I kinda left the longest and dumb (sincere!) comment ever on the story and I stand by it all.
And again, thank you for writing that. It was such a good universe you created that hit all the good notes and so perfectly in tune with the core of these characters.
You took care and fleshed out everyone in such a good and cohesive way. There were jokes, there was history, there was love, there was sex, there was community, there was giving a shit, there was recovery, there was...actual life.
Hand to whatever God(s), it will be a thing I read over and over again. I will even edit my A03 bookmark to it so it relates the same thing.
And now I'm going to read the anon messages about such a glorious story. <3
Hello dear mariunnn!
I was falling asleep when that beloved dopamine hit of an email from AO3 came in with your comment. Now that I’m awake (and I’m having my coffee - two separate levels of awakeness) I can’t wait to reread it.

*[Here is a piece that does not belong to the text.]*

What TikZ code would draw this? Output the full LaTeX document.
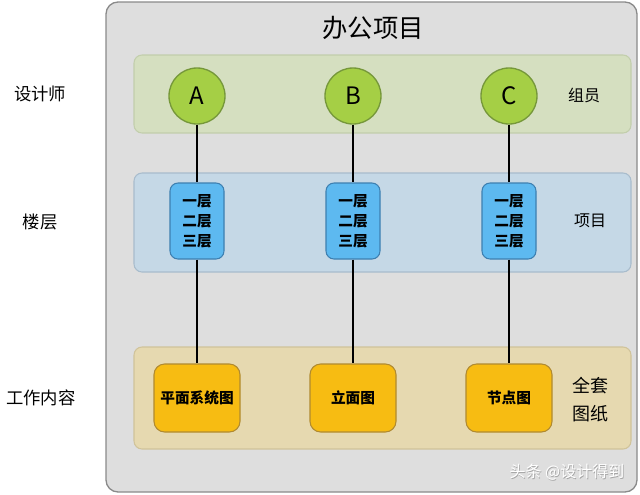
\documentclass[tikz,border=0pt]{standalone}
\usepackage{fontspec}
\newfontfamily\cjk{Noto Sans CJK SC}
\usepackage{tikz}

\definecolor{panelgray}{RGB}{222,222,222}
\definecolor{panelline}{RGB}{138,138,138}
\definecolor{bandgreen}{RGB}{213,223,192}
\definecolor{bandgreenline}{RGB}{194,206,172}
\definecolor{circgreen}{RGB}{165,207,69}
\definecolor{circgreenline}{RGB}{118,152,58}
\definecolor{bandblue}{RGB}{197,216,230}
\definecolor{bandblueline}{RGB}{168,188,204}
\definecolor{boxblue}{RGB}{93,185,240}
\definecolor{boxblueline}{RGB}{61,127,176}
\definecolor{bandtan}{RGB}{230,217,176}
\definecolor{bandtanline}{RGB}{208,195,154}
\definecolor{boxorange}{RGB}{247,188,18}
\definecolor{boxorangeline}{RGB}{176,138,48}

\tikzset{
  band/.style={rounded corners=6, line width=0.8},
  member/.style={circle, draw=circgreenline, fill=circgreen, line width=1, minimum size=42pt, inner sep=0pt, font=\cjk\fontsize{18}{18}\selectfont},
  floorbox/.style={rectangle, rounded corners=6, draw=boxblueline, fill=boxblue, line width=0.8, minimum width=40.5pt, minimum height=57pt, inner sep=0pt, align=center, font=\cjk\bfseries\fontsize{11}{15}\selectfont},
  drawingbox/.style={rectangle, rounded corners=8, draw=boxorangeline, fill=boxorange, line width=0.8, minimum width=64.5pt, minimum height=51pt, inner sep=0pt, font=\cjk\bfseries\fontsize{11}{11}\selectfont},
  rowlabel/.style={inner sep=0.75pt, font=\cjk\fontsize{13}{13}\selectfont},
  sidelabel/.style={inner sep=0.75pt, align=center, font=\cjk\fontsize{12}{17}\selectfont},
  link/.style={line width=0.9, black}
}

\begin{document}
\begin{tikzpicture}[x=0.75pt,y=0.75pt,yscale=-1]
\useasboundingbox (0,0) rectangle (640,494);

%Shape: Panel
\draw [draw=panelline, fill=panelgray, line width=1, rounded corners=9] (106,2) rectangle (637,492);
%Shape: Bands
\draw [band, draw=bandgreenline, fill=bandgreen] (134,55) rectangle (631,133);
\draw [band, draw=bandblueline, fill=bandblue] (134,173) rectangle (631,272);
\draw [band, draw=bandtanline, fill=bandtan] (134,347) rectangle (631,449);

% Title
\draw (373,28) node [font=\cjk\fontsize{19}{19}\selectfont] (title) {办公项目};

% Members
\node [member] (memA) at (197,96) {A};
\node [member] (memB) at (353,96) {B};
\node [member] (memC) at (509,96) {C};

% Floors
\node [floorbox] (flrA) at (197,221) {一层\\二层\\三层};
\node [floorbox] (flrB) at (353,221) {一层\\二层\\三层};
\node [floorbox] (flrC) at (509,221) {一层\\二层\\三层};

% Drawings
\node [drawingbox] (drwA) at (197,398) {平面系统图};
\node [drawingbox] (drwB) at (353,398) {立面图};
\node [drawingbox] (drwC) at (509,398) {节点图};

%Straight Lines
\foreach \c in {A,B,C} {
  \draw [link] (mem\c) -- (flr\c);
  \draw [link] (flr\c) -- (drw\c);
}

% Text Node
\node [rowlabel] (lblDesigner) at (40,94) {设计师};
\node [rowlabel] (lblFloor) at (40,222) {楼层};
\node [rowlabel] (lblWork) at (41,398) {工作内容};
\node [sidelabel, font=\cjk\fontsize{12}{12}\selectfont] (lblMember) at (584,95) {组员};
\node [sidelabel, font=\cjk\fontsize{12}{12}\selectfont] (lblProject) at (590,221) {项目};
\node [sidelabel, font=\cjk\fontsize{13.5}{21}\selectfont] (lblSet) at (590,400) {全套\\图纸};

% Watermark
\node [font=\cjk\fontsize{12}{12}\selectfont, text=gray!70] (markshadow) at (567.7,472.7) {头条 @设计得到};
\node [font=\cjk\fontsize{12}{12}\selectfont, text=white] (mark) at (567,472) {头条 @设计得到};

\end{tikzpicture}
\end{document}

I’m so glad you liked chapter 12. To be perfectly honest, this was the chapter in my outline that had the least detail and just said “Justin comes back, they talk, they get together for real.” And where I thought I was going with it turned out to be completely different. I had a sense of wanting to use the suits and the sketches to communicate something so I also knew part of it had to be from Justin’s POV.
Then I went on a 5 day silent retreat and I wasn’t reading or watching TV before bed so I had plenty of time to think and the idea of this type of tour around gay Pittsburgh was born. I didn’t have a pen or paper to write anything down (I did contemplate stealing some post its and a pen from the retreat organizers!) so I’m also glad it stuck around in my brain enough to write it.
I hadn’t thought about how answering those anons was like spoilers for the fic! It’s wild to think I have a fic where people care about spoilers. Thank you so much for being apart of bringing this world to life.